**INFORMATION SUPPLIED**
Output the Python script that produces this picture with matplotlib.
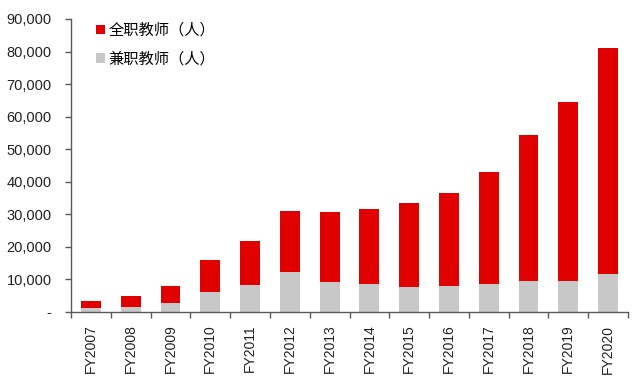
import matplotlib
matplotlib.use("Agg")
import matplotlib.pyplot as plt
from matplotlib.ticker import FuncFormatter, FixedLocator
import numpy as np

plt.rcParams['font.family'] = ['Liberation Sans', 'Noto Sans CJK SC', 'DejaVu Sans']

years = ["FY2007", "FY2008", "FY2009", "FY2010", "FY2011", "FY2012", "FY2013",
         "FY2014", "FY2015", "FY2016", "FY2017", "FY2018", "FY2019", "FY2020"]
total_teachers = [3500, 4800, 7900, 16000, 21900, 31100, 30700,
                  31500, 33500, 36700, 43000, 54300, 64400, 81100]
part_time = [1100, 1500, 2700, 6100, 8400, 12300, 9300,
             8600, 7600, 7900, 8700, 9600, 9500, 11600]
full_time = [t - p for t, p in zip(total_teachers, part_time)]

label_full = "全职教师（人）"
label_part = "兼职教师（人）"

fig = plt.figure(figsize=(6.32, 3.76), dpi=100)
ax = fig.add_axes([71/632, 64/376, 557/632, 293/376])

x = np.arange(len(years))
ax.bar(x, part_time, width=0.5, color="#c8c8c8", label=label_part)
ax.bar(x, full_time, width=0.5, bottom=part_time, color="#e00000", label=label_full)

ax.set_xlim(-0.5, len(years) - 0.5)
ax.set_ylim(0, 90000)
ax.set_yticks(np.arange(0, 90001, 10000))
ax.yaxis.set_major_formatter(FuncFormatter(lambda v, p: "-" if v == 0 else f"{int(v):,}"))

ax.set_xticks(x)
ax.set_xticklabels(years, rotation=90, fontsize=10, color="#222222")
ax.xaxis.set_minor_locator(FixedLocator(np.arange(-0.5, len(years), 1.0)))
ax.tick_params(axis="x", which="major", length=0, pad=9)
ax.tick_params(axis="x", which="minor", length=4, width=1, color="#595959", direction="out")
ax.tick_params(axis="y", length=4, width=1, color="#595959", direction="out",
               labelsize=10.5, labelcolor="#222222", pad=10)

for side in ("top", "right"):
    ax.spines[side].set_visible(False)
for side in ("left", "bottom"):
    ax.spines[side].set_color("#595959")
    ax.spines[side].set_linewidth(1)

handles, labels = ax.get_legend_handles_labels()
leg = ax.legend(handles[::-1], labels[::-1], loc="upper left", bbox_to_anchor=(0.02, 1.037),
                frameon=False, handlelength=0.6, handleheight=0.6,
                handletextpad=0.25, labelspacing=0.75,
                prop={'family': ['Noto Sans CJK SC', 'DejaVu Sans'], 'size': 11})

fig.savefig("out.png", dpi=100)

**REQUIREMENTS**
Write out nothing but the lines from the start of the data through the line with "ax = fig.add_axes([71/632, 64/376, 557/632, 293/376])". Leave out the pictures.

**THE RESPONSE**
Output the Python script that produces this picture with matplotlib.
import matplotlib
matplotlib.use("Agg")
import matplotlib.pyplot as plt
from matplotlib.ticker import FuncFormatter, FixedLocator
import numpy as np

plt.rcParams['font.family'] = ['Liberation Sans', 'Noto Sans CJK SC', 'DejaVu Sans']

years = ["FY2007", "FY2008", "FY2009", "FY2010", "FY2011", "FY2012", "FY2013",
         "FY2014", "FY2015", "FY2016", "FY2017", "FY2018", "FY2019", "FY2020"]
total_teachers = [3500, 4800, 7900, 16000, 21900, 31100, 30700,
                  31500, 33500, 36700, 43000, 54300, 64400, 81100]
part_time = [1100, 1500, 2700, 6100, 8400, 12300, 9300,
             8600, 7600, 7900, 8700, 9600, 9500, 11600]
full_time = [t - p for t, p in zip(total_teachers, part_time)]

label_full = "全职教师（人）"
label_part = "兼职教师（人）"

fig = plt.figure(figsize=(6.32, 3.76), dpi=100)
ax = fig.add_axes([71/632, 64/376, 557/632, 293/376])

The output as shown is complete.